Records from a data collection
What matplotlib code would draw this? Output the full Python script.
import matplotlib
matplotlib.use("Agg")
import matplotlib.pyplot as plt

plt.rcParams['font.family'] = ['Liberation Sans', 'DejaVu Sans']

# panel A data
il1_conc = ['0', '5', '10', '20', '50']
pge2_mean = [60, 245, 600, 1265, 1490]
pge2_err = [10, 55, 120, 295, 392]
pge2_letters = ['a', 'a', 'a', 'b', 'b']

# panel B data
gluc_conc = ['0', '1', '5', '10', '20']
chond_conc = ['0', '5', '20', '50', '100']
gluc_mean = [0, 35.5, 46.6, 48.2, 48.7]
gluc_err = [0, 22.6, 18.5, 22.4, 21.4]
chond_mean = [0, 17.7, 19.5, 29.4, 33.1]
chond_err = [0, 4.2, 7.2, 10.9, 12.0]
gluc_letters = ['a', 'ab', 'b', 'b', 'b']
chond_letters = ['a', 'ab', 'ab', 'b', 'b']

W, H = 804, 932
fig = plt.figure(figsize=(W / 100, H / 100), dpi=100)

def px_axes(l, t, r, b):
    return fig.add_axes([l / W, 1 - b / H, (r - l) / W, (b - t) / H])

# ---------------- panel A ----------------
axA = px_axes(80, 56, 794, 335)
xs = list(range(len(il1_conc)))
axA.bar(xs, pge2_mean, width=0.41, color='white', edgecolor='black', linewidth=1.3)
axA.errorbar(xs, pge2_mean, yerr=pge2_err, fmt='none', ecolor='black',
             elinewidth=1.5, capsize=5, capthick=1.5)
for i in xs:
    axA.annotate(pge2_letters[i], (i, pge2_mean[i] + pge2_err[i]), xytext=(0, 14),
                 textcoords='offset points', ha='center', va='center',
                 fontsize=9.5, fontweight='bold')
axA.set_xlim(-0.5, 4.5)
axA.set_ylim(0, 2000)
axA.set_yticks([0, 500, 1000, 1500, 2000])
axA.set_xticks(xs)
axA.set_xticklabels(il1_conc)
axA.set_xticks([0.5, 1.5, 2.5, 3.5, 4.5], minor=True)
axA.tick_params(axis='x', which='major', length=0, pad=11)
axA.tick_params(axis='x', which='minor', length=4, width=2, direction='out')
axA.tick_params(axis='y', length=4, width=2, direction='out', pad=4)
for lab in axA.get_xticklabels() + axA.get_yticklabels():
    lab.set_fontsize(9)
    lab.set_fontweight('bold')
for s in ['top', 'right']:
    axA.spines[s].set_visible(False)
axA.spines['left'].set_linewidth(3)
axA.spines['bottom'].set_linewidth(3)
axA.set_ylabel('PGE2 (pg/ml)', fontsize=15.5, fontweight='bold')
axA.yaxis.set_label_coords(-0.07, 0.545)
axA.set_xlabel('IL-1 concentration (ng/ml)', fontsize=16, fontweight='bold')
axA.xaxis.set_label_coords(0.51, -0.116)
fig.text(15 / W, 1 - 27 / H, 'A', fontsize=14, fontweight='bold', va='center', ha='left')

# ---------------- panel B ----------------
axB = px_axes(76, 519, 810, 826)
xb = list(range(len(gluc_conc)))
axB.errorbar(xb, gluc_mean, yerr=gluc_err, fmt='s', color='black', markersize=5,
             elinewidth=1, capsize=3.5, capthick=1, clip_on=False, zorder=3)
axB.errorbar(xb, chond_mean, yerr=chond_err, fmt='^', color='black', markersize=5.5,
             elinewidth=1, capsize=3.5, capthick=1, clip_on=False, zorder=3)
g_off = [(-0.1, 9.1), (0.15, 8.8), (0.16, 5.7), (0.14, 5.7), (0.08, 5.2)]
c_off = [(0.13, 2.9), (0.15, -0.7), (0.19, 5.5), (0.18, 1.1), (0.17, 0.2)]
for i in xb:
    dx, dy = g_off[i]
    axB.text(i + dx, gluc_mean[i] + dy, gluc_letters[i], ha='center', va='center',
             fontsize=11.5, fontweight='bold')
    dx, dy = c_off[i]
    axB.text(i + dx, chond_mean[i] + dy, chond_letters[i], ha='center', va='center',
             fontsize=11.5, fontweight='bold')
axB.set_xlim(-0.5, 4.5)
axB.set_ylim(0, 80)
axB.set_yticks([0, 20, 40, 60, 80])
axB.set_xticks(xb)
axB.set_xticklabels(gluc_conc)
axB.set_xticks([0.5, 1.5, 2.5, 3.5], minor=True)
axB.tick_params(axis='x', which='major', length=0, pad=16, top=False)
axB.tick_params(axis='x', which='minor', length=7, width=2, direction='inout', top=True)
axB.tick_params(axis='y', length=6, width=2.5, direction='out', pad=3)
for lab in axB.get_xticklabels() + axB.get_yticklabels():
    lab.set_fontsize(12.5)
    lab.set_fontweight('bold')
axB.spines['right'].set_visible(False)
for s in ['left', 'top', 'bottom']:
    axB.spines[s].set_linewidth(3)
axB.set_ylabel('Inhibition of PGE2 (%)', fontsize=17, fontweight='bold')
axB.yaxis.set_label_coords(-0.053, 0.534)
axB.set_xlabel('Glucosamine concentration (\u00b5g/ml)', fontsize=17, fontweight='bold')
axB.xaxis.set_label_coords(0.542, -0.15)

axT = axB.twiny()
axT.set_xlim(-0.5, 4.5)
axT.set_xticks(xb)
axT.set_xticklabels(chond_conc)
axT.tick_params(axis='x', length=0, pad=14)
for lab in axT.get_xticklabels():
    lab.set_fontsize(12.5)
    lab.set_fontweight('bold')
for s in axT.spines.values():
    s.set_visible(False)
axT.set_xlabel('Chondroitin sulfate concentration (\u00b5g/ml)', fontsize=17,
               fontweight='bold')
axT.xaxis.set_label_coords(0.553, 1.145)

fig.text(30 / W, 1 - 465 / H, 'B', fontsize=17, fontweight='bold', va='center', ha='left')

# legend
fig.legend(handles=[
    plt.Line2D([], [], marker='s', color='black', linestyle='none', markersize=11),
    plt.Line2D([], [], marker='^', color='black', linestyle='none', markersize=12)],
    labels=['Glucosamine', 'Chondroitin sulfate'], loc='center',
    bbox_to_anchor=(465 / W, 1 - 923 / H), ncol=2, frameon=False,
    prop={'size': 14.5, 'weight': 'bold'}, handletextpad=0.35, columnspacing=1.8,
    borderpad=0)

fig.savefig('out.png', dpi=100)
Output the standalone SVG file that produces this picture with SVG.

• _Instructions for the task_: Quote every line of the data, word for word.

• _Answer for this exercise_:
What matplotlib code would draw this? Output the full Python script.
import matplotlib
matplotlib.use("Agg")
import matplotlib.pyplot as plt

plt.rcParams['font.family'] = ['Liberation Sans', 'DejaVu Sans']

# panel A data
il1_conc = ['0', '5', '10', '20', '50']
pge2_mean = [60, 245, 600, 1265, 1490]
pge2_err = [10, 55, 120, 295, 392]
pge2_letters = ['a', 'a', 'a', 'b', 'b']

# panel B data
gluc_conc = ['0', '1', '5', '10', '20']
chond_conc = ['0', '5', '20', '50', '100']
gluc_mean = [0, 35.5, 46.6, 48.2, 48.7]
gluc_err = [0, 22.6, 18.5, 22.4, 21.4]
chond_mean = [0, 17.7, 19.5, 29.4, 33.1]
chond_err = [0, 4.2, 7.2, 10.9, 12.0]
gluc_letters = ['a', 'ab', 'b', 'b', 'b']
chond_letters = ['a', 'ab', 'ab', 'b', 'b']

W, H = 804, 932
fig = plt.figure(figsize=(W / 100, H / 100), dpi=100)

def px_axes(l, t, r, b):
    return fig.add_axes([l / W, 1 - b / H, (r - l) / W, (b - t) / H])

# ---------------- panel A ----------------
axA = px_axes(80, 56, 794, 335)
xs = list(range(len(il1_conc)))
axA.bar(xs, pge2_mean, width=0.41, color='white', edgecolor='black', linewidth=1.3)
axA.errorbar(xs, pge2_mean, yerr=pge2_err, fmt='none', ecolor='black',
             elinewidth=1.5, capsize=5, capthick=1.5)
for i in xs:
    axA.annotate(pge2_letters[i], (i, pge2_mean[i] + pge2_err[i]), xytext=(0, 14),
                 textcoords='offset points', ha='center', va='center',
                 fontsize=9.5, fontweight='bold')
axA.set_xlim(-0.5, 4.5)
axA.set_ylim(0, 2000)
axA.set_yticks([0, 500, 1000, 1500, 2000])
axA.set_xticks(xs)
axA.set_xticklabels(il1_conc)
axA.set_xticks([0.5, 1.5, 2.5, 3.5, 4.5], minor=True)
axA.tick_params(axis='x', which='major', length=0, pad=11)
axA.tick_params(axis='x', which='minor', length=4, width=2, direction='out')
axA.tick_params(axis='y', length=4, width=2, direction='out', pad=4)
for lab in axA.get_xticklabels() + axA.get_yticklabels():
    lab.set_fontsize(9)
    lab.set_fontweight('bold')
for s in ['top', 'right']:
    axA.spines[s].set_visible(False)
axA.spines['left'].set_linewidth(3)
axA.spines['bottom'].set_linewidth(3)
axA.set_ylabel('PGE2 (pg/ml)', fontsize=15.5, fontweight='bold')
axA.yaxis.set_label_coords(-0.07, 0.545)
axA.set_xlabel('IL-1 concentration (ng/ml)', fontsize=16, fontweight='bold')
axA.xaxis.set_label_coords(0.51, -0.116)
fig.text(15 / W, 1 - 27 / H, 'A', fontsize=14, fontweight='bold', va='center', ha='left')

# ---------------- panel B ----------------
axB = px_axes(76, 519, 810, 826)
xb = list(range(len(gluc_conc)))
axB.errorbar(xb, gluc_mean, yerr=gluc_err, fmt='s', color='black', markersize=5,
             elinewidth=1, capsize=3.5, capthick=1, clip_on=False, zorder=3)
axB.errorbar(xb, chond_mean, yerr=chond_err, fmt='^', color='black', markersize=5.5,
             elinewidth=1, capsize=3.5, capthick=1, clip_on=False, zorder=3)
g_off = [(-0.1, 9.1), (0.15, 8.8), (0.16, 5.7), (0.14, 5.7), (0.08, 5.2)]
c_off = [(0.13, 2.9), (0.15, -0.7), (0.19, 5.5), (0.18, 1.1), (0.17, 0.2)]
for i in xb:
    dx, dy = g_off[i]
    axB.text(i + dx, gluc_mean[i] + dy, gluc_letters[i], ha='center', va='center',
             fontsize=11.5, fontweight='bold')
    dx, dy = c_off[i]
    axB.text(i + dx, chond_mean[i] + dy, chond_letters[i], ha='center', va='center',
             fontsize=11.5, fontweight='bold')
axB.set_xlim(-0.5, 4.5)
axB.set_ylim(0, 80)
axB.set_yticks([0, 20, 40, 60, 80])
axB.set_xticks(xb)
axB.set_xticklabels(gluc_conc)
axB.set_xticks([0.5, 1.5, 2.5, 3.5], minor=True)
axB.tick_params(axis='x', which='major', length=0, pad=16, top=False)
axB.tick_params(axis='x', which='minor', length=7, width=2, direction='inout', top=True)
axB.tick_params(axis='y', length=6, width=2.5, direction='out', pad=3)
for lab in axB.get_xticklabels() + axB.get_yticklabels():
    lab.set_fontsize(12.5)
    lab.set_fontweight('bold')
axB.spines['right'].set_visible(False)
for s in ['left', 'top', 'bottom']:
    axB.spines[s].set_linewidth(3)
axB.set_ylabel('Inhibition of PGE2 (%)', fontsize=17, fontweight='bold')
axB.yaxis.set_label_coords(-0.053, 0.534)
axB.set_xlabel('Glucosamine concentration (\u00b5g/ml)', fontsize=17, fontweight='bold')
axB.xaxis.set_label_coords(0.542, -0.15)

axT = axB.twiny()
axT.set_xlim(-0.5, 4.5)
axT.set_xticks(xb)
axT.set_xticklabels(chond_conc)
axT.tick_params(axis='x', length=0, pad=14)
for lab in axT.get_xticklabels():
    lab.set_fontsize(12.5)
    lab.set_fontweight('bold')
for s in axT.spines.values():
    s.set_visible(False)
axT.set_xlabel('Chondroitin sulfate concentration (\u00b5g/ml)', fontsize=17,
               fontweight='bold')
axT.xaxis.set_label_coords(0.553, 1.145)

fig.text(30 / W, 1 - 465 / H, 'B', fontsize=17, fontweight='bold', va='center', ha='left')

# legend
fig.legend(handles=[
    plt.Line2D([], [], marker='s', color='black', linestyle='none', markersize=11),
    plt.Line2D([], [], marker='^', color='black', linestyle='none', markersize=12)],
    labels=['Glucosamine', 'Chondroitin sulfate'], loc='center',
    bbox_to_anchor=(465 / W, 1 - 923 / H), ncol=2, frameon=False,
    prop={'size': 14.5, 'weight': 'bold'}, handletextpad=0.35, columnspacing=1.8,
    borderpad=0)

fig.savefig('out.png', dpi=100)
Output the standalone SVG file that produces this picture with SVG.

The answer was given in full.